Facts: The teacher was employed under term contracts for the 2013-2014 and 2014-2015 school years. During the 2013-2014 school year, it was alleged that the teacher inappropriately touched a student more than once and inappropriately communicated with a student. The student was interviewed by a school police officer on video after she made an outcry that the teacher had inappropriately touched her. The police woman who interviewed the student was well-trained in conducting such interviews and conducted the interview in a professional manner. At the time of the hearing on the proposed nonrenewal of the teacher’s contract, the student could not be located. Neither the District’s police department nor the local city police department was able to locate the student. The administration offered the police video of the student into evidence at the teacher’s nonrenewal hearing. The teacher objected to admission of the video because it was hearsay and because he was not given an opportunity to cross-examine the student. The video was admitted into evidence. The Board ultimately nonrenewed the teacher’s contract and the teacher appealed to the Commissioner of Education, arguing that it was improper to use the videotaped statement by the student as evidence. The teacher also argued that the nonrenewal was improper because counsel for the District and counsel for the school board at the hearing on the proposed nonrenewal of the teacher’s contract were employed by the same law firm.

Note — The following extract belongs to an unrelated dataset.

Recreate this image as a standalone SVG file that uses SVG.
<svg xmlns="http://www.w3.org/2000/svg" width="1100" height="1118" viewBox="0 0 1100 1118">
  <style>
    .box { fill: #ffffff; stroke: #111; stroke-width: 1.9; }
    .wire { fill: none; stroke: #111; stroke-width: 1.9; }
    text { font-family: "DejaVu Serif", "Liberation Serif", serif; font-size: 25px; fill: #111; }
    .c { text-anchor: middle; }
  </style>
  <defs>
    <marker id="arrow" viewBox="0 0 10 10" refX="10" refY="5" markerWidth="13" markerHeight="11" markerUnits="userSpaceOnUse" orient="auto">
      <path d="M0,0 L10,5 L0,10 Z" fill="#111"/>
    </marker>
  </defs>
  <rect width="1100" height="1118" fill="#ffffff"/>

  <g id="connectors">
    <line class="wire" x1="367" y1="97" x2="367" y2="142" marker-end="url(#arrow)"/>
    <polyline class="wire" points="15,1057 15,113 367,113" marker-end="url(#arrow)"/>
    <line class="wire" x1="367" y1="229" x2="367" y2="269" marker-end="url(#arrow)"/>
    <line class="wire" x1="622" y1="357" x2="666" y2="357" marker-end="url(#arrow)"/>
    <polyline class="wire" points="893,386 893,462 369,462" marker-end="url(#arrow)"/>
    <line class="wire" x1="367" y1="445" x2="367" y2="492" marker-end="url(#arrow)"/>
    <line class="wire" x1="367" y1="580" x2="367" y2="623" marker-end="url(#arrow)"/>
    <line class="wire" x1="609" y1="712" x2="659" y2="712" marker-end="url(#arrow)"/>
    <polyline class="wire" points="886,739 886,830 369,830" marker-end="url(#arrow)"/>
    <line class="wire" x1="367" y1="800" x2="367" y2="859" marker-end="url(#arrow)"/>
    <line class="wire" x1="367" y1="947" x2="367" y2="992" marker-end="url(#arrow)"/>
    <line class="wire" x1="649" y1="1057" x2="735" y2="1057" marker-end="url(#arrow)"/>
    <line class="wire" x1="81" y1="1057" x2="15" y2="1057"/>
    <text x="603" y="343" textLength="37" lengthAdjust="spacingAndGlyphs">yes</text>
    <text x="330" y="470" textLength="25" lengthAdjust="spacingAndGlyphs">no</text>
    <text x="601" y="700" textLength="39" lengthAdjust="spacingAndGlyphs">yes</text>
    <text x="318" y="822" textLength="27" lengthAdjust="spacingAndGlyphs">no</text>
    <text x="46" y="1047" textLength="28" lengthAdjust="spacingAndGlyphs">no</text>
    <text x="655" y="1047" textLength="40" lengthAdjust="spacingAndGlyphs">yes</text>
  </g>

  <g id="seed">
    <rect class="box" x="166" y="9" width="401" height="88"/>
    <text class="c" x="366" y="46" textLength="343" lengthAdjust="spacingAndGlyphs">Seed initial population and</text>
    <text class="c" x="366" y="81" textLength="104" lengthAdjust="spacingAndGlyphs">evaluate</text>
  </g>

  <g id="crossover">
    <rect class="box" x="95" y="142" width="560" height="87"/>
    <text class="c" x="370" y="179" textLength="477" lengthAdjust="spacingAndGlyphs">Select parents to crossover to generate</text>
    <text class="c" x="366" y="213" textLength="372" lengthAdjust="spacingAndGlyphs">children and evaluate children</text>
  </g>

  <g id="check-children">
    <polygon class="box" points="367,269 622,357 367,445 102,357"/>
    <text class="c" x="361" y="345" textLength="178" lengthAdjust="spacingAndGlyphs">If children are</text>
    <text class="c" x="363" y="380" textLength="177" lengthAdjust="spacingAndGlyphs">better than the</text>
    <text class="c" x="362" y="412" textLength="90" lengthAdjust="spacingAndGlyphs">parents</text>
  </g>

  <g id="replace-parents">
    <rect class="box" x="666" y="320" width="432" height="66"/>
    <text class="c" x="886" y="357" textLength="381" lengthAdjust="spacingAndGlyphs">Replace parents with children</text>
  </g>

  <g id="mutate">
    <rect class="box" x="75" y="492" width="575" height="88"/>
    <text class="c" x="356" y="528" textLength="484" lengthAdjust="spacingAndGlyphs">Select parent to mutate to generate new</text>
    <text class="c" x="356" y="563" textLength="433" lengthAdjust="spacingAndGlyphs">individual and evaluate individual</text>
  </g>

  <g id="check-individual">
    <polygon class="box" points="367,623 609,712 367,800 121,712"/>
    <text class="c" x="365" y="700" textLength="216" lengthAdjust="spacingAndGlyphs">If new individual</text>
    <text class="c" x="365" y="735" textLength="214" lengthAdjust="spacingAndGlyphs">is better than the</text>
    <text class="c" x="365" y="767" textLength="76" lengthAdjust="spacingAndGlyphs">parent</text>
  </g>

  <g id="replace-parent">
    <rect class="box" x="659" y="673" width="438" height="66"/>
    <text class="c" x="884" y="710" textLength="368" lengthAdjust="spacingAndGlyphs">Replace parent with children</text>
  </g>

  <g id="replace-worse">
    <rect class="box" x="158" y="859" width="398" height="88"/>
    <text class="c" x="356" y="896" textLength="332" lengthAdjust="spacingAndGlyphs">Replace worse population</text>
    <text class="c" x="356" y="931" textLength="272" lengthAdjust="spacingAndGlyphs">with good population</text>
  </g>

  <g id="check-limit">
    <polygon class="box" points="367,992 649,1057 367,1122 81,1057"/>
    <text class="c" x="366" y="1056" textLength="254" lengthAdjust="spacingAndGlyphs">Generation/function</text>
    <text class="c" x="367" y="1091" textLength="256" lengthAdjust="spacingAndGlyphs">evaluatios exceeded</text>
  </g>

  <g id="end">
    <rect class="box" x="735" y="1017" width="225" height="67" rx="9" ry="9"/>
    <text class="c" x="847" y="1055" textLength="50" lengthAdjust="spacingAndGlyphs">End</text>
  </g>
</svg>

Holding: The Commissioner held that substantial evidence existed to support the teacher’s nonrenewal for inappropriately touching and communicating with a student. The teacher argued that the videotaped statement by the student was the only evidence supporting nonrenewal and, because it was inadmissible hearsay, it should have been excluded and, therefore, substantial evidence did not support the nonrenewal. The Commissioner disagreed and held that testimony by the interviewing police officer offered at the nonrenewal hearing also constituted evidence supporting nonrenewal. Although it was hearsay, no objection was raised and, therefore, it was properly considered.

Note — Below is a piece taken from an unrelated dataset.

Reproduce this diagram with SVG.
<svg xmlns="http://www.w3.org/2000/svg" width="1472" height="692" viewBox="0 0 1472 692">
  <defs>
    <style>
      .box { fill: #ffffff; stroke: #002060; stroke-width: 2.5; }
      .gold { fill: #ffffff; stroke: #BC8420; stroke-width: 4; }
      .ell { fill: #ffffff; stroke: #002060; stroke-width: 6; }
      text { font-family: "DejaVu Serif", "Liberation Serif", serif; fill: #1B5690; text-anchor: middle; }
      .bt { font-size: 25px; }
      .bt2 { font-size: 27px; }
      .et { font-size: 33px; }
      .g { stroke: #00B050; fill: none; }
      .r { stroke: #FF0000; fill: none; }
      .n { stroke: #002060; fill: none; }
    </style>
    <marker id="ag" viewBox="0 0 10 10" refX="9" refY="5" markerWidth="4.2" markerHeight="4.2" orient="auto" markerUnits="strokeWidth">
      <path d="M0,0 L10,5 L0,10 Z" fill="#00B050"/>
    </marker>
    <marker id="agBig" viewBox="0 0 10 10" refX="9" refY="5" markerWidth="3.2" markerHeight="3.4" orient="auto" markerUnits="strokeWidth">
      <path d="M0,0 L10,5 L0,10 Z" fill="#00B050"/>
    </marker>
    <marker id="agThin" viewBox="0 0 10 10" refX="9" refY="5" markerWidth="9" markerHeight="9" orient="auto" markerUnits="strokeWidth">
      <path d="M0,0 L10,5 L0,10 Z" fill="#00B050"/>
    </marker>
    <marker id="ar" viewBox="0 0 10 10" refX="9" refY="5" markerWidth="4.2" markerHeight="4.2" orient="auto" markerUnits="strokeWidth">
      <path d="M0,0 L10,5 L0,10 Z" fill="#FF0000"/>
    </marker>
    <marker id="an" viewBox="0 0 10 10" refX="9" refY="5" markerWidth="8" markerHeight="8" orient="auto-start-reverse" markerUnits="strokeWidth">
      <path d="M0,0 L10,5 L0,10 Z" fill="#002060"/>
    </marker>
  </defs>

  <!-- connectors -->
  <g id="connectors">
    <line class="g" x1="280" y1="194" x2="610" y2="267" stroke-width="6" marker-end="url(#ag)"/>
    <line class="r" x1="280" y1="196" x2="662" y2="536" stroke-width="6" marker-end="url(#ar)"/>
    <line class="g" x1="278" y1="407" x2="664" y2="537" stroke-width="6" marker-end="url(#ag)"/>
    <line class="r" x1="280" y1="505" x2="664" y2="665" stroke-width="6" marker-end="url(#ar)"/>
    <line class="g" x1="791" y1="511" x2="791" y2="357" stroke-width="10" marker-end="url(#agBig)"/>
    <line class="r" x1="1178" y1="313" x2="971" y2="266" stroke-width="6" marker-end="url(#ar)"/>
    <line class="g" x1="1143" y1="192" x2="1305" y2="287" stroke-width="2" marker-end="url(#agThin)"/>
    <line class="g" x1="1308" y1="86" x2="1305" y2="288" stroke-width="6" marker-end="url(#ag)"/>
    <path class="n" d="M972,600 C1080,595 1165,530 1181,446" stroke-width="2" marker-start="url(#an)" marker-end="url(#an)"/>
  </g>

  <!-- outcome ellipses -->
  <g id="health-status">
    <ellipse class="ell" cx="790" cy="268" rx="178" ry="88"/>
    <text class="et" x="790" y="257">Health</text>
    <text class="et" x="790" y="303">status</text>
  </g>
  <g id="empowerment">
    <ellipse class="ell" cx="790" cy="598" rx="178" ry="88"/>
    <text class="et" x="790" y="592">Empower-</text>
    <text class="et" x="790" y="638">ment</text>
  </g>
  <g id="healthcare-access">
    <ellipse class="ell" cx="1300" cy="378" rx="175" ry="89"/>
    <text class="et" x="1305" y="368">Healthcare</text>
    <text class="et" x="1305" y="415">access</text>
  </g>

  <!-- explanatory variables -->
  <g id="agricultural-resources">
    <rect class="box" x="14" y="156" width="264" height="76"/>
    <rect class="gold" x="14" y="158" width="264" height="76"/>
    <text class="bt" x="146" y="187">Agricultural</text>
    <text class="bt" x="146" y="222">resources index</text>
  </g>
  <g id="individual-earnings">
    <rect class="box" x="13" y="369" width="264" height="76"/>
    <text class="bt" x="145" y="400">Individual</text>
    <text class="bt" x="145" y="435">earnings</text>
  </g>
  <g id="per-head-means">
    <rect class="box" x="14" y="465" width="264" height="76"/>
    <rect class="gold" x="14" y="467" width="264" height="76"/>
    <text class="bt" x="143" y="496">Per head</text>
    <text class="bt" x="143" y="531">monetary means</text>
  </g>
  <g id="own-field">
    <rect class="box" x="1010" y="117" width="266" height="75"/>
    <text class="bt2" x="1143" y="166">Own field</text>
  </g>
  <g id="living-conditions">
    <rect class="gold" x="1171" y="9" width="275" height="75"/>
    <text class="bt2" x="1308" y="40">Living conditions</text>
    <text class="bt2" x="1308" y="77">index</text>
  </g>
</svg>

With respect to the videotaped statement by the student, the Commissioner observed that in administrative hearings considerable discretion is permitted in allowing evidence to be introduced. The Commissioner recognized the liberal exceptions to the hearsay rule in the administrative context found at Texas Government Code section 2001.081 and held that those liberal rules apply when a school board holds an evidentiary hearing concerning the proposed nonrenewal of a term contract. Under this exception, hearsay evidence is allowed if it is (1) necessary to ascertain facts not reasonably susceptible of proof under these rules, (2) not precluded by statute, and (3) of a type on which a reasonably prudent person commonly relies in the conduct of the person’s affairs. The Commissioner concluded that the video evidence had met this exception. First, the evidence was necessary because the girl could no longer be located. Second, there is no statutory prohibition to considering the video. Finally, the video was the type of evidence reasonably prudent people rely upon, given that the police woman who interviewed the student was well-trained in conducting such interviews and conducted the interview in a professional manner. In this case, the board did not abuse its discretion when it entered into evidence the police video. In addition, that counsel for the administration and counsel for the school board are employed by the same law firm was not a procedural irregularity and even if it were, it was not likely to lead to an erroneous decision. The Commissioner, therefore, upheld the teacher’s nonrenewal.